In other words, state laws are not preempted even if they differ from Federal consumer protections if the state laws offer greater consumer protections. Returning to lender demands for exemption waivers, under state laws, the lender’s efforts can give rise to liability if it misrepresents its right to, or intent to, collect upon exempt property or misrepresents the debtor’s rights to the exemption and if it DEMANDS money directly from those exempt properties either expressly or impliedly, when the debtor has no other assets. This includes criminal liability in many cases. For example, see A.R.S. § 13-2320 which governs residential mortgage fraud and provides criminal liability if the creditor or debt-collector:
1. Knowingly makes any deliberate misstatement, misrepresentation or material omission during the mortgage lending process that is relied on by a... borrower...
2. Knowingly uses or facilitates the use of any deliberate misstatement, misrepresentation or material omission during the mortgage lending process that is relied on by a...borrower...
3. Receives any proceeds or other monies in connection with a residential mortgage loan that the person knows resulted from a violation of paragraph 1 or 2 of this subsection.
Notably, the creditor is not liable if it “is not aware that the information that is relied on by the . . . borrower . . . is a deliberate misstatement, misrepresentation or material omission.” § 13-2320(C), but, at the same time, it is hard to imagine a lender who has been ill-advised or non-advised by those cadres of lawyers working for them. In any event, it is imperative that a debtor or debtor’s agent or legal counsel inform the lender of the debtors’ rights in writing, early and often so the lender cannot claim “ignorance” of the law. If the creditor is found guilty of this violation it is a class 4 felony, and a pattern of practice that violates this section is a class 2 felony. § 13-2320(D). YES, the creditor can go to jail for attempting an end-run around exemption rights. Most debtors and their agents will likely settle for a superior and final work-out obtained by keeping the creditor within the law.
Another law, Ariz. Rev. Stat. § 13-1802(A)(3), makes it a “theft” if a person “obtains services or property of another by means of any material misrepresentation with intent to deprive the other person of such property or services”. This includes misrepresentations about the applicability of exemption rights or other consumer protections, or the enforceability of agreements to waive them.
CONCLUSION: RESIST THE "APPROVAL" BRIBE; CONSIDER THE COUNTERATTACK
The bottom line here: The consumer (and you) have state and federal legal rights and the lenders are glad to violate all of them as long as you and your clients are uninformed enough to fall for it.
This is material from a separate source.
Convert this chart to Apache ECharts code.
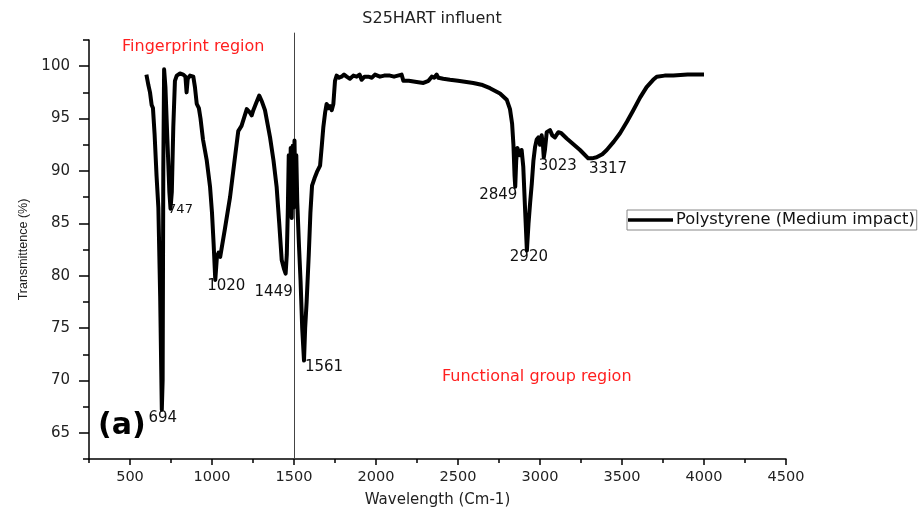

Knowing the “red flags” of lender-invasion when you see them is a first inning. Early, effective legal representation is important to prevent being cornered by them for the unlawful Approval Bribe. But there is more.
When the creditor goes across sacred legal lines like this and generates liability for itself, these violations BECOME TRADING CHIPS FOR THE BORROWER TO USE TO BETTER THE SETTLEMENT AND PERHAPS EVEN TURN THE NEGOTIATION TIDE, ENTIRELY, AS AN AFFIRMATIVE COUNTERCLAIM. Then it’s not just the lender wagging the “’shame on the borrower’ finger and commanding the borrower to “pay up and shut up”; it’s “double shame on the scofflaw, renegade lender who victimized the borrower like that and now let’s use that transgression to just hack a couple more yards off the deal making it more in favor of the borrower as a trade for the borrower’s counterclaims against this egregious lender misconduct.” You get the rest.